The City Board of Supervisors voted 7–4 last week to put the San Francisco Clean Energy Act on the ballot this November.
The measure, authored by Supervisors Ross Mirkarimi and Aaron Peskin, requires 51% of the City’s electricity consumption to come from renewable sources by 2017, rising to 75% by 2030, and finally to 100% – “or the greatest amount technologically feasible or practicable” – by 2040.
The Clean Energy Act further mandates an initial feasibility study be done to determine the best way to generate this green, clean, renewable energy to meet those goals.
The study could weaken utility Pacific Gas & Electric’s hold on the market, and PG&E is already engaged in an active campaign to defeat the measure. As Supervisor Mirkarimi puts it, the feasibility study is important, “Otherwise PG&E has a monopoly until the planet dies”.
We don’t usually get much lightning here in San Francisco, but the measure proposed by the Supervisors has shaped up to be a lightning rod, and the source of the lightning sparking it comes from, not surprisingly, Pacific Gas & Electric and, surprising indeed to many (though not all), mayor Gavin Newsom.
Newsom told reporters that “We have other things we should be focusing on” adding that we should “…call it what it is. It’s a power takeover of PG&E.”
Gavin is never slow to remind us of his forward-looking vision for the City (sometimes, for this writer, his self-congratulatory tone goes on ad nauseum); I guess as long as you don’t screw around with PG&E’s monopoly, that is.
Being Progressive Sometimes Hurts
Former Newsom campaign manager Eric Jaye, who maintains close ties with the mayor, has been working hard on behalf of PG&E “…blanketing the city with lies about the idea of San Francisco kicking the [PG&E] habit”, according to former Newsom campaign strategist Bob Brigham.
Speaking at NetRoots Nation earlier this month, Newsom set about launching his campaign for governor, waxing poetic about his green vision for the state and the nation. But when asked why he opposes the Clean Energy Act for San Francisco Newsom could only muster, “Oh, it’s horrible”, without elaborating further.
Just a couple weeks ago the Mayor was hailing the soon-to-be installed solar panels on City landmark Grace Cathedral as another step toward making “San Francisco the greenest city on Earth”, saying that the project “…supports the City’s goals of increasing the use of clean renewable power”.
As long as it doesn’t interfere with business as usual at PG&E.

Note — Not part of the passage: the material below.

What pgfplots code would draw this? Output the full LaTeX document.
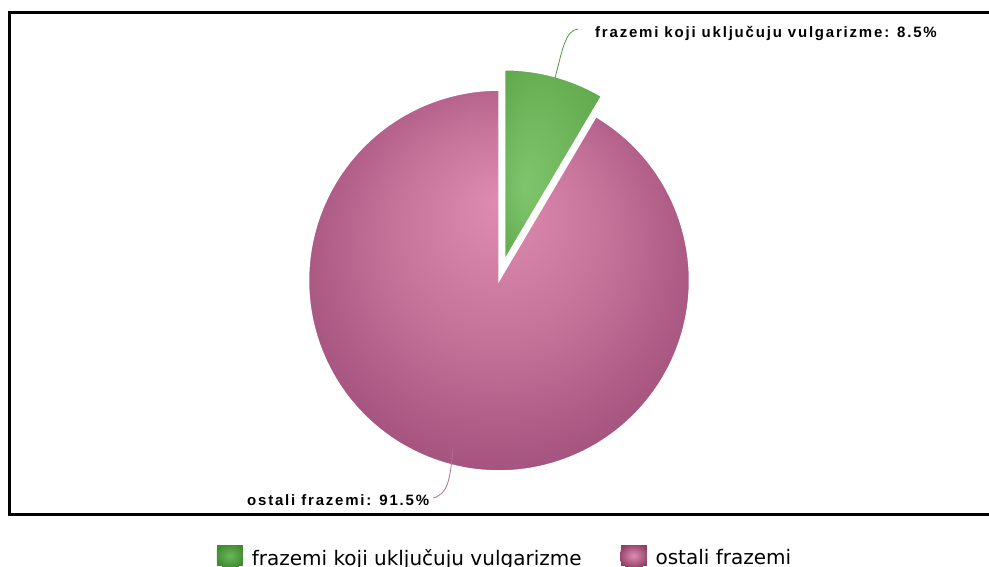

Newsom added in his remarks at Grace Cathedral, “I commend PG&E for their vision of implementing renewable energy on a true San Francisco landmark”
How about implementing renewable energy in the entire city?
Oops. Apparently that’s going just a bit too far.
Many supporters say that characterizing this measure as a “public vs. private power” issue is misguided and misleading. Assembly member Mark Leno said that if San Francisco did indeed turn to public power to meet the goals of the measure, it would be as “American as apple pie”, noting that 42 million Americans already get their power from public utilities.
Supervisor Gerardo Sandoval further suggested that government is better suited to assume the risks of turning to renewable energy saying that “The private industry is not going to take that risk. It’s always going to take the cheap way out, which is fossil fuels” (though I would argue that a true and proper accounting of energy from fossil fuels doesn’t really make it that “cheap”)
Many think the Renewable Energy Act will help San Francisco be a model for others to follow, as reflected in comments from Supervisor Peskin:
“As goes San Francisco, so goes the state of California, and so goes the nation. This is a time when people can change the destiny of the planet”.
Granted, there are many parts of the country that may not wish to always follow in the footsteps of San Francisco, but this need not be such an instance.
It’s just this sort of bold initiative we need from the public sector to help bring to reality a new energy economy. Gavin Newsom and PG&E can come along, or be pushed to the side as cities, states, and nations bring about a new way of doing business.